Trata-se de  uma norma inovatória, introduzida pela revisão do Código de Processo Civil operada pela Lei nº 41/2013, de 26 de Julho, com o objetivo de, conforme consta da  Proposta de Lei nº 113/XII, aprovada em Conselho de Ministro, em consonância com o princípio da prevalência do mérito sobre meras questões de forma e em conjugação com o reforço dos poderes de direção, agilização, adequação e gestão processual do juiz, se orientar toda a atividade processual «para propiciar a obtenção de decisões que privilegiem o mérito ou a substância sobre a forma, cabendo suprir-se o erro na qualificação pela parte do meio processual utilizado e evitar deficiências ou irregularidades puramente adjectivas que impeçam a composição do litígio ou acabem por distorcer o conteúdo da sentença de mérito, condicionado pelo funcionamento de desproporcionadas cominações ou preclusões processuais».

Estamos, assim, ante uma norma que já não respeita ao erro na forma de processo, mas antes ao erro relacionado com o meio processual utilizado pela parte para a prática de determinado ato com vista a evitar que, por meras razões de índole formal, deixe de ser apreciada uma pretensão deduzida em juízo.

Daí, em tais circunstâncias, impor-se ao juiz, em lugar do decretamento puro e simples da nulidade do ato, o dever de proceder à sua correção oficiosa, determinando que sejam seguidos os termos processuais adequados [Cfr.

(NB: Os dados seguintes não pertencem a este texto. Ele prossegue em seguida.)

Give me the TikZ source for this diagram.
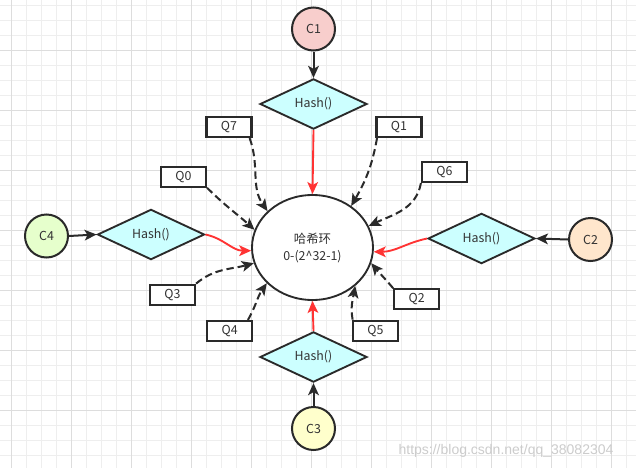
\documentclass[tikz,border=0pt]{standalone}
\usepackage{fontspec}
\setmainfont{Noto Sans CJK SC}
\newfontfamily\wmfont{Liberation Sans}
\usetikzlibrary{shapes.geometric,arrows.meta}
\definecolor{txt}{HTML}{333333}
\definecolor{ln}{HTML}{2A2A2A}
\definecolor{redln}{HTML}{FF3333}
\definecolor{cpink}{HTML}{F8CECC}
\definecolor{cgreen}{HTML}{E6FFCC}
\definecolor{corange}{HTML}{FFE6CC}
\definecolor{cyellow}{HTML}{FFFFCC}
\definecolor{ccyan}{HTML}{CCFFFF}
\definecolor{gridminor}{HTML}{EEEEEE}
\definecolor{gridmajor}{HTML}{DDDDDD}
\begin{document}
\begin{tikzpicture}[x=0.75pt,y=0.75pt,
  every node/.style={font=\fontsize{9.3pt}{12.75pt}\selectfont, text=txt},
  client/.style={circle, draw=ln, line width=1.5pt, minimum size=32.25pt, inner sep=0pt},
  hashbox/.style={diamond, draw=ln, line width=1.4pt, fill=ccyan, minimum width=80.25pt, minimum height=36pt, inner sep=0pt},
  ring/.style={ellipse, draw=ln, line width=1.4pt, fill=white, minimum width=90.75pt, minimum height=78.75pt, inner sep=0pt, align=center},
  qbox/.style={rectangle, draw=ln, line width=1.6pt, fill=white, minimum width=33.75pt, minimum height=15pt, inner sep=0pt},
  tipstyle/.style={-{Stealth[length=9pt,width=8pt,inset=2.2pt]}},
  blackarrow/.style={draw=ln, line width=1.5pt, tipstyle},
  redarrow/.style={draw=redln, line width=1.4pt, tipstyle},
  dasharrow/.style={draw=ln, line width=1.5pt, dash pattern=on 5.5pt off 3pt, tipstyle}
]
\useasboundingbox (0,0) rectangle (636,-468);
\fill[white] (0,0) rectangle (636,-468);
% grid
\begin{scope}
\clip (0,0) rectangle (636,-468);
\foreach \x in {-4,11,...,640} \draw[gridminor, line width=0.6pt] (\x,0) -- (\x,-468);
\foreach \y in {5,20,...,470} \draw[gridminor, line width=0.6pt] (0,-\y) -- (636,-\y);
\foreach \x in {11,71,...,640} \draw[gridmajor, line width=0.7pt] (\x,0) -- (\x,-468);
\foreach \y in {50,110,...,470} \draw[gridmajor, line width=0.7pt] (0,-\y) -- (636,-\y);
\end{scope}

% nodes
\node[client, fill=cpink] (C1) at (313.5,-29) {C1};
\node[client, fill=cgreen] (C4) at (46.5,-236) {C4};
\node[client, fill=corange] (C2) at (590.5,-239.5) {C2};
\node[client, fill=cyellow] (C3) at (313.5,-428.5) {C3};

\node[hashbox] (H1) at (313.5,-104) {Hash()};
\node[hashbox] (H4) at (151,-234.5) {Hash()};
\node[hashbox] (H2) at (481.5,-238.5) {Hash()};
\node[hashbox] (H3) at (313.5,-357) {Hash()};

\node[ring] (R) at (312.5,-247.5) {\raisebox{3pt}{\parbox{60pt}{\centering 哈希环\\0-(2\textasciicircum 32-1)}}};

\node[qbox] (Q7) at (229,-127) {Q7};
\node[qbox] (Q1) at (399,-127) {Q1};
\node[qbox] (Q0) at (183.5,-176.7) {Q0};
\node[qbox] (Q6) at (444.5,-172) {Q6};
\node[qbox] (Q3) at (172.5,-294.7) {Q3};
\node[qbox] (Q4) at (229.7,-331) {Q4};
\node[qbox] (Q2) at (416.7,-299.3) {Q2};
\node[qbox] (Q5) at (375.5,-330.7) {Q5};

% client -> hash
\draw[blackarrow] (C1) -- (H1);
\draw[blackarrow] (C4.east) -- (H4.west);
\draw[blackarrow] (C2.west) -- (H2.east);
\draw[blackarrow] (C3) -- (H3);

% hash -> ring
\draw[redarrow] (H1.south) -- (R.north);
\draw[redarrow] (H3.north) -- (R.south);
\draw[redarrow] (H4.east) to[out=-12, in=180] (R.183);
\draw[redarrow] (H2.west) to[out=192, in=0] (R.-4);

% Q -> ring
\draw[dasharrow] ([xshift=-2.2pt]Q7.south east) to[out=-70, in=125] (R.141);
\draw[dasharrow] (Q0.south east) to[out=-45, in=138] (R.163);
\draw[dasharrow] ([xshift=1.2pt]Q1.south west) to[out=-100, in=60] (R.47);
\draw[dasharrow] (Q6.south west) to[out=-100, in=25] (R.21);
\draw[dasharrow] (Q3.north east) to[out=40, in=195] (R.195);
\draw[dasharrow] ([xshift=-4pt]Q4.north east) to[out=60, in=235] (R.218);
\draw[dasharrow] (Q2.north west) to[out=130, in=-50] (R.-15);
\draw[dasharrow] ([xshift=0.5pt]Q5.north west) to[out=100, in=-100] (R.-42);

% watermark
\node[font=\wmfont\fontsize{10.5pt}{12pt}\selectfont, text=gray!40] (WM) at (506,-451) {https://blog.csdn.net/qq\_38082304};
\end{tikzpicture}
\end{document}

António Santos Abrantes Geraldes, Paulo Pimenta e Luís Filipe Pires de Sousa, in “Código de Processo Civil Anotado”, vol. I, 5ª edição, 2018, Almedina, pág. 233.].

Ora, resultando claro ser o conteúdo da pretensão formulada pela autora/recorrida, nas 4ª e 7ª conclusões das suas contra-alegações, adequado ao recurso subordinado, temos por certo impor-se à Senhora Juíza Desembargadora relatora convidar a recorrida a efetuar tal correção ou fazê-lo oficiosamente, por forma a permitir a reapreciação do pedido de resolução do contrato de arrendamento rural com fundamento na falta de pagamento de rendas em sede de julgamento do recurso de apelação.

Porém, não o tendo feito, a verdade é que, neste momento, uma tal convolação já não é suscetível de produzir o efeito pretendido pela ora recorrente.

Com efeito, tendo o acórdão recorrido reconhecido que a autora carecia de legitimidade ativa para instaurar a presente ação, só não tendo decretado a absolvição da ré da instância por ter optado preferencialmente pela decisão do mérito da causa, nos termos do disposto no art. 278º, nº 3 do CPC, e não tendo a autora impugnado, por via do presente recurso, a questão da sua ilegitimidade, evidente se torna que o trânsito em julgado do acórdão recorrido, nesta parte, obsta à reapreciação do referido pedido principal, tornando a requerida convolação na prática de um ato totalmente inútil, não consentido pelo art. 130º do CPC.

Daí inexistir fundamento para ordenar a requerida convolação, improcedendo, nesta parte, o recurso da autora."